Turning commercial MnO2 (≥85 wt%) into high-crystallized K+-doped LiMn2O4 cathode with superior structural stability by a low-temperature molten salt method

Abstract

The obtainment of low-cost, easily prepared and high-powered LiMn2O4 is the key to achieve its wide application in various electronic devices. In this work, a mild and easily scaled molten salt method (KCl@LiCl) is utilized to convert commercial MnO2 to the high-performance LiMn2O4. At the same reaction temperature, the molten salt method leads to the formation of K+-doped LiMn2O4 with higher crystallinity compared to the conventional solid state method, which contributes to the improved inner charge transfer.

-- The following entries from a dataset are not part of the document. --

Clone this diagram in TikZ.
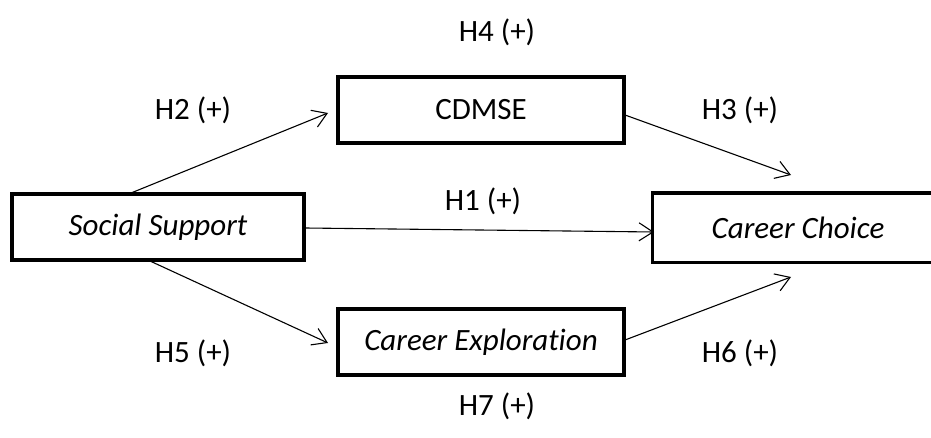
\documentclass[tikz,border=0pt]{standalone}
\usepackage{fontspec}
\setmainfont[Ligatures={NoCommon,NoRequired,NoContextual}]{Carlito}
\usetikzlibrary{arrows.meta}
\begin{document}
\begin{tikzpicture}[x=1pt,y=-1pt,
  boxnode/.style={draw,line width=3.5pt,minimum height=66pt,inner sep=0pt,font=\fontsize{31}{36}\selectfont},
  openbox/.style={boxnode,draw=none},
  lab/.style={font=\fontsize{31}{36}\selectfont,inner sep=0pt},
  conn/.style={line width=1.1pt,-{Straight Barb[length=14pt,width=18pt,line width=1.1pt]}}]
\clip (0,0) rectangle (931,438);
\useasboundingbox (0,0) rectangle (931,438);
\node[boxnode,minimum width=292pt] (ss) at (158,227) {\itshape Social Support};
\node[boxnode,minimum width=286pt] (cd) at (481,110) {CDMSE};
\node[boxnode,minimum width=286pt] (ce) at (481,342) {\itshape Career Exploration};
\node[openbox,minimum width=310pt] (cc) at (809,228) {\hspace*{-22pt}\itshape Career Choice};
\draw[line width=3.5pt] ([xshift=10pt]cc.north east) -- (cc.north west) -- (cc.south west) -- ([xshift=10pt]cc.south east);
\coordinate (s2) at (131,193);
\coordinate (t2) at (328,113);
\coordinate (s5) at (150,261);
\coordinate (t5) at (328,343);
\coordinate (s3) at (625,115);
\coordinate (t3) at (791,175);
\coordinate (s6) at (625,340);
\coordinate (t6) at (791,277);
\coordinate (s1) at (305,228);
\coordinate (t1) at (654,232);
\draw[conn] (s2) -- (t2);
\draw[conn] (s5) -- (t5);
\draw[conn] (s3) -- (t3);
\draw[conn] (s6) -- (t6);
\draw[conn] (s1) -- (t1);
\node[lab] (h4) at (497,32) {H4 (+)};
\node[lab] (h2) at (193,110) {H2 (+)};
\node[lab] (h3) at (740,110) {H3 (+)};
\node[lab] (h1) at (483,201) {H1 (+)};
\node[lab] (h5) at (193,353) {H5 (+)};
\node[lab] (h6) at (740,353) {H6 (+)};
\node[lab] (h7) at (497,406) {H7 (+)};
\end{tikzpicture}
\end{document}
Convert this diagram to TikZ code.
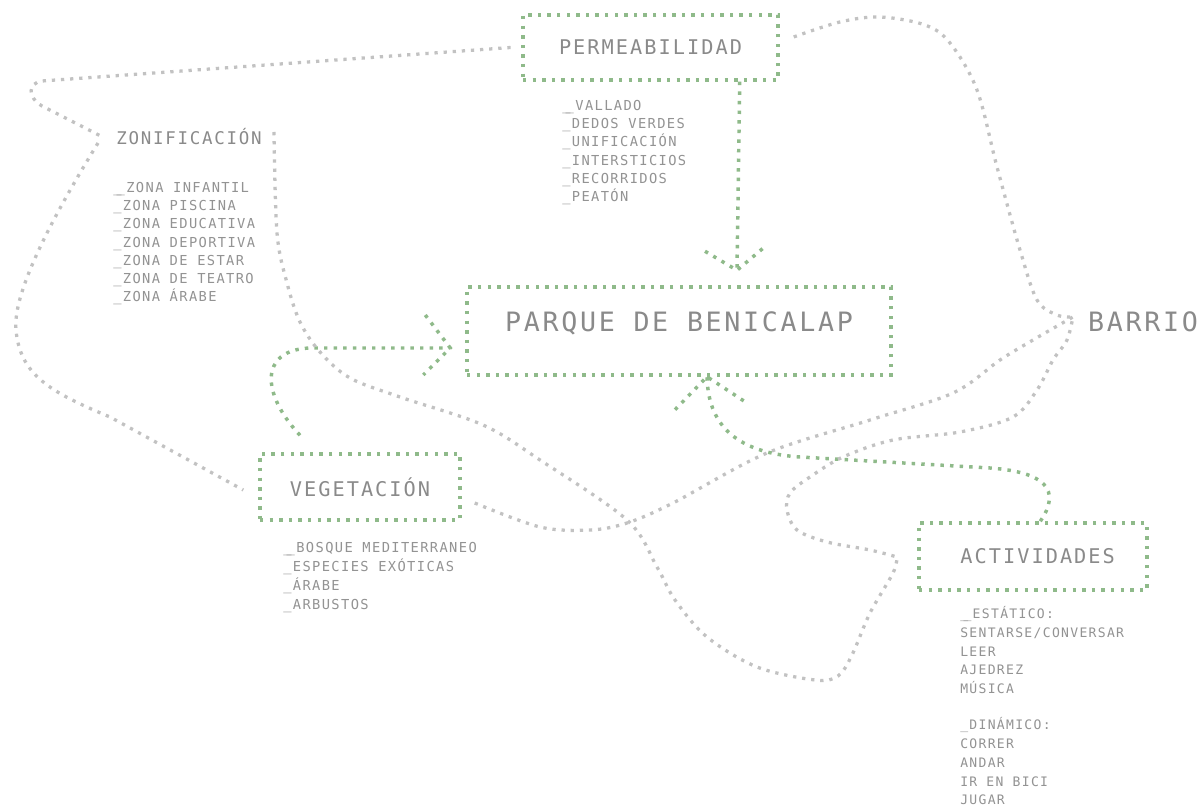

The Li3PO4 protective layer is coated on the surface of K+-doped LiMn2O4 to elevate the interfacial stability and the Li+ transfer on interface. Thus, the optimized electrode shows a higher specific discharge capacity (103/60 mAh g−1 at 0.02/2 A g−1) and a longer cyclic life (80 mAh g−1 after 500 cycles at 0.5 A g−1) compared to those of LiMn2O4 by solid state method (49/2 mAh g−1 at 0.02/2 A g−1 and 20 mAh g−1 after 500 cycles at 0.5 A g−1).